Functional equation; Find $p(x)$

Question

$p(x)$ is a polynomial with real coefficients, such that:

$$2p(x^2)=p(x^2+1)+(x^2+1)$$

Thus, $$2p(x)=p(x+1)+x+1$$ and $$2p(x-1)=p(x)+x$$ From that, what I did was write p(x) as $$a_n x^n+a_{n-1}x^{n-1}+...a_1x+a_0$$, p(x+1) as $$a_n (x+1)^n+a_{n-1}(x+1)^{n-1}+...a_1(x+1)+a_0$$ and use the relations above to try to get things to cancel out, which led me into a bunch of binomial expansions because of the $(x+1)^n$ and $(x-1)^n$.

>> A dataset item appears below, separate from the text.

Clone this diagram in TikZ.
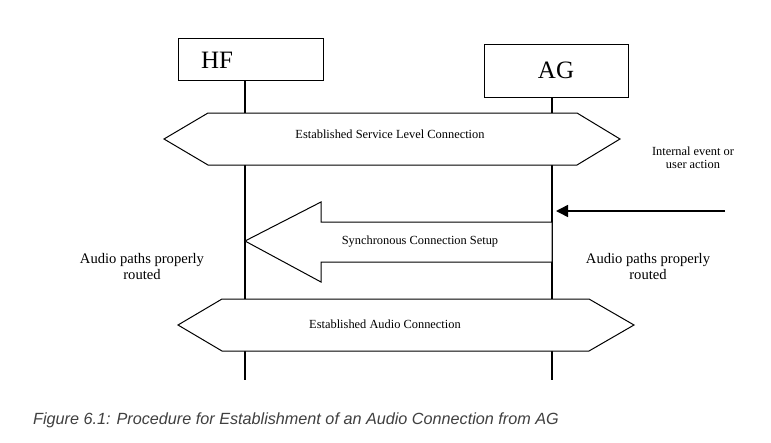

After still being stuck, I don't know what to do.

What am I missing here?

Answer 1

Alt. hint:   rewrite it as $\;2 \big(p(x) - x-2\big)=p(x+1)-(x+1)-2\,$. Telescoping for $\,n \in \mathbb{N}\,$:

$$ p(n)-n-2 = 2 \big(p(n-1) - (n-1)-2\big) = \ldots = 2^n \big(p(0) - 2\big) $$

For $\,p\,$ to be a polynomial it is necessary that the $\,2^n\,$ term vanishes, so $\,p(0)=2\,$, then $\,p(x)=\ldots\,$

Answer 2

Got another apparent solution:

if $2p(x)=p(x+1)+(x+1)$, both sides being polynomials:

$$2a_nx^n+2a_{n−1}x^{n−1}+...+2a_1x+2a_0=a_n(x+1)^n+a_{n−1}(x+1)^{n−1}+...+a_1(x+1)+a_0+(x+1)$$

That should mean their coefficients are also equal, so for those of $x^n$:

On the left, that coefficient is $2a_n$. On the right:

$a_n(x+1)^n=a_n(x^n+nx^{n-1}+...+nx+1)$, which leads to

$a_nx^n+a_{n-1}x^{n-1}...+a_n$

Therefore, the coefficient of $x^n$ on the right polynomial is just $a_n$. Since coefficients from both should be equal:

$$2a_n=a_n$$ $$a_n=0$$

That goes all the way until $a_2$, so all that's left is

$$2a_1x+2a_0=a_1(x+1)+a_0+x+1$$ $$2a_1x+2a_0=a_1x+a_1+a_0+x+1$$ $$2a_1x+2a_0=x(a_1+1)+a_1+a_0+1$$

On one side, the coefficient for $x^1$ is $2a_1$, on the other it's ($a_1+1)$

$$2a_1=a_1+1$$ $$a_1=1$$

Bringing the whole equation down to

$$2x+2a_0=2x+(2+a_0)$$ The coefficients for $x^0$ are $2a_0$ and $(2+2a_0)$

$$2a_0=2+a_0$$ $$a_0=2$$

Therefore,

$$p(x)=x+2$$